● Task
Copy the lines below as they are; omit the images they contain.

● Material provided
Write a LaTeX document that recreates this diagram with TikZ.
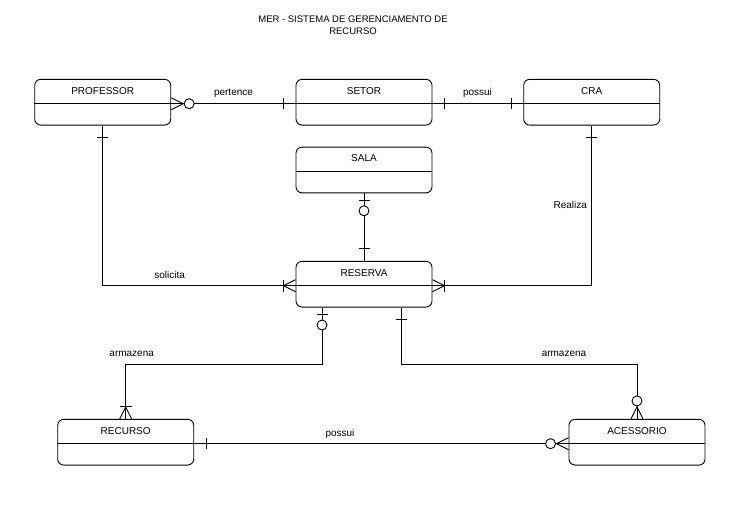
\documentclass[tikz,border=0pt]{standalone}
\usepackage{fontspec}
\setmainfont{Liberation Sans}
\usetikzlibrary{calc}
\tikzset{
  entity/.style={draw,rounded corners=6pt,minimum width=136pt,minimum height=45.7pt,inner sep=0pt},
  rotulo/.style={font=\fontsize{10}{12}\selectfont},
  mkone/.pic={\draw (12,-5.5) -- (12,5.5);},
  mkzeroone/.pic={\draw (7,-5.5) -- (7,5.5); \draw[fill=white] (17.5,0) circle (5pt);},
  mkonemany/.pic={\draw (0,-6) -- (12,0) -- (0,6); \draw (12,-6) -- (12,6);},
  mkzeromany/.pic={\draw (0,-6) -- (12,0) -- (0,6); \draw[fill=white] (18,0) circle (5pt);},
}

\begin{document}
\begin{tikzpicture}[x=1pt,y=-1pt,line width=0.9pt]
  \useasboundingbox (0,0) rectangle (749,515);

  % Title
  \node[font=\fontsize{9.5}{12}\selectfont,align=center] (titulo) at (353,25) {MER - SISTEMA DE GERENCIAMENTO DE\\RECURSO};

  % Entities
  \foreach \n/\x/\y/\nome in {prof/102.7/102.2/PROFESSOR, setor/364/102.2/SETOR, cra/591.7/102.2/CRA,
      sala/364/170/SALA, reserva/364/284.2/RESERVA, recurso/125.7/442.2/RECURSO, acess/637/442.2/ACESSORIO} {
    \node[entity] (\n) at (\x,\y) {};
    \draw ([yshift=-1.5pt]\n.west) -- ([yshift=-1.5pt]\n.east);
    \node[rotulo] (\n-t) at ([yshift=11.5pt]\n.center) {\nome};
  }

  % Relationships
  \draw ([yshift=-1.5pt]prof.east) -- ([yshift=-1.5pt]setor.west);
  \draw ([yshift=-1.5pt]setor.east) -- ([yshift=-1.5pt]cra.west);
  \draw (prof.south) |- ([yshift=-1.5pt]reserva.west);
  \draw (cra.south) |- ([yshift=-1.5pt]reserva.east);
  \draw (sala.south) -- (reserva.north);
  \draw ([xshift=-42pt]reserva.south) -- ++(0,56.5) -| (recurso.north);
  \draw ([xshift=37pt]reserva.south) -- ++(0,56.5) -| (acess.north);
  \draw ([yshift=-1.5pt]recurso.east) -- ([yshift=-1.5pt]acess.west);

  % Cardinalities
  \pic at ([yshift=-1.5pt]prof.east) {mkzeromany};
  \pic[rotate=180] at ([yshift=-1.5pt]setor.west) {mkone};
  \pic at ([yshift=-1.5pt]setor.east) {mkone};
  \pic[rotate=180] at ([yshift=-1.5pt]cra.west) {mkone};
  \pic[rotate=-90] at (prof.south) {mkone};
  \pic[rotate=180] at ([yshift=-1.5pt]reserva.west) {mkonemany};
  \pic[rotate=-90] at (cra.south) {mkone};
  \pic at ([yshift=-1.5pt]reserva.east) {mkonemany};
  \pic[rotate=-90] at (sala.south) {mkzeroone};
  \pic[rotate=90] at (reserva.north) {mkone};
  \pic[rotate=-90] at ([xshift=-42pt]reserva.south) {mkzeroone};
  \pic[rotate=90] at (recurso.north) {mkonemany};
  \pic[rotate=-90] at ([xshift=37pt]reserva.south) {mkone};
  \pic[rotate=90] at (acess.north) {mkzeromany};
  \pic at ([yshift=-1.5pt]recurso.east) {mkone};
  \pic[rotate=180] at ([yshift=-1.5pt]acess.west) {mkzeromany};

  % Labels
  \node[rotulo] (l-pertence) at (233.5,93) {pertence};
  \node[rotulo] (l-possui1) at (477.5,93) {possui};
  \node[rotulo] (l-solicita) at (169.7,274.5) {solicita};
  \node[rotulo] (l-realiza) at (570.3,205) {Realiza};
  \node[rotulo] (l-armazena1) at (131.7,354) {armazena};
  \node[rotulo] (l-armazena2) at (564,354) {armazena};
  \node[rotulo] (l-possui2) at (340,433.5) {possui};
\end{tikzpicture}
\end{document}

● Reply
Write a LaTeX document that recreates this diagram with TikZ.
\documentclass[tikz,border=0pt]{standalone}
\usepackage{fontspec}
\setmainfont{Liberation Sans}
\usetikzlibrary{calc}
\tikzset{
  entity/.style={draw,rounded corners=6pt,minimum width=136pt,minimum height=45.7pt,inner sep=0pt},
  rotulo/.style={font=\fontsize{10}{12}\selectfont},
  mkone/.pic={\draw (12,-5.5) -- (12,5.5);},
  mkzeroone/.pic={\draw (7,-5.5) -- (7,5.5); \draw[fill=white] (17.5,0) circle (5pt);},
  mkonemany/.pic={\draw (0,-6) -- (12,0) -- (0,6); \draw (12,-6) -- (12,6);},
  mkzeromany/.pic={\draw (0,-6) -- (12,0) -- (0,6); \draw[fill=white] (18,0) circle (5pt);},
}

\begin{document}
\begin{tikzpicture}[x=1pt,y=-1pt,line width=0.9pt]
  \useasboundingbox (0,0) rectangle (749,515);

  % Title
  \node[font=\fontsize{9.5}{12}\selectfont,align=center] (titulo) at (353,25) {MER - SISTEMA DE GERENCIAMENTO DE\\RECURSO};

  % Entities
  \foreach \n/\x/\y/\nome in {prof/102.7/102.2/PROFESSOR, setor/364/102.2/SETOR, cra/591.7/102.2/CRA,
      sala/364/170/SALA, reserva/364/284.2/RESERVA, recurso/125.7/442.2/RECURSO, acess/637/442.2/ACESSORIO} {
    \node[entity] (\n) at (\x,\y) {};
    \draw ([yshift=-1.5pt]\n.west) -- ([yshift=-1.5pt]\n.east);
    \node[rotulo] (\n-t) at ([yshift=11.5pt]\n.center) {\nome};
  }

  % Relationships
  \draw ([yshift=-1.5pt]prof.east) -- ([yshift=-1.5pt]setor.west);
  \draw ([yshift=-1.5pt]setor.east) -- ([yshift=-1.5pt]cra.west);
  \draw (prof.south) |- ([yshift=-1.5pt]reserva.west);
  \draw (cra.south) |- ([yshift=-1.5pt]reserva.east);
  \draw (sala.south) -- (reserva.north);
  \draw ([xshift=-42pt]reserva.south) -- ++(0,56.5) -| (recurso.north);
  \draw ([xshift=37pt]reserva.south) -- ++(0,56.5) -| (acess.north);
  \draw ([yshift=-1.5pt]recurso.east) -- ([yshift=-1.5pt]acess.west);

  % Cardinalities
  \pic at ([yshift=-1.5pt]prof.east) {mkzeromany};
  \pic[rotate=180] at ([yshift=-1.5pt]setor.west) {mkone};
  \pic at ([yshift=-1.5pt]setor.east) {mkone};
  \pic[rotate=180] at ([yshift=-1.5pt]cra.west) {mkone};
  \pic[rotate=-90] at (prof.south) {mkone};
  \pic[rotate=180] at ([yshift=-1.5pt]reserva.west) {mkonemany};
  \pic[rotate=-90] at (cra.south) {mkone};
  \pic at ([yshift=-1.5pt]reserva.east) {mkonemany};
  \pic[rotate=-90] at (sala.south) {mkzeroone};
  \pic[rotate=90] at (reserva.north) {mkone};
  \pic[rotate=-90] at ([xshift=-42pt]reserva.south) {mkzeroone};
  \pic[rotate=90] at (recurso.north) {mkonemany};
  \pic[rotate=-90] at ([xshift=37pt]reserva.south) {mkone};
  \pic[rotate=90] at (acess.north) {mkzeromany};
  \pic at ([yshift=-1.5pt]recurso.east) {mkone};
  \pic[rotate=180] at ([yshift=-1.5pt]acess.west) {mkzeromany};

  % Labels
  \node[rotulo] (l-pertence) at (233.5,93) {pertence};
  \node[rotulo] (l-possui1) at (477.5,93) {possui};
  \node[rotulo] (l-solicita) at (169.7,274.5) {solicita};
  \node[rotulo] (l-realiza) at (570.3,205) {Realiza};
  \node[rotulo] (l-armazena1) at (131.7,354) {armazena};
  \node[rotulo] (l-armazena2) at (564,354) {armazena};
  \node[rotulo] (l-possui2) at (340,433.5) {possui};
\end{tikzpicture}
\end{document}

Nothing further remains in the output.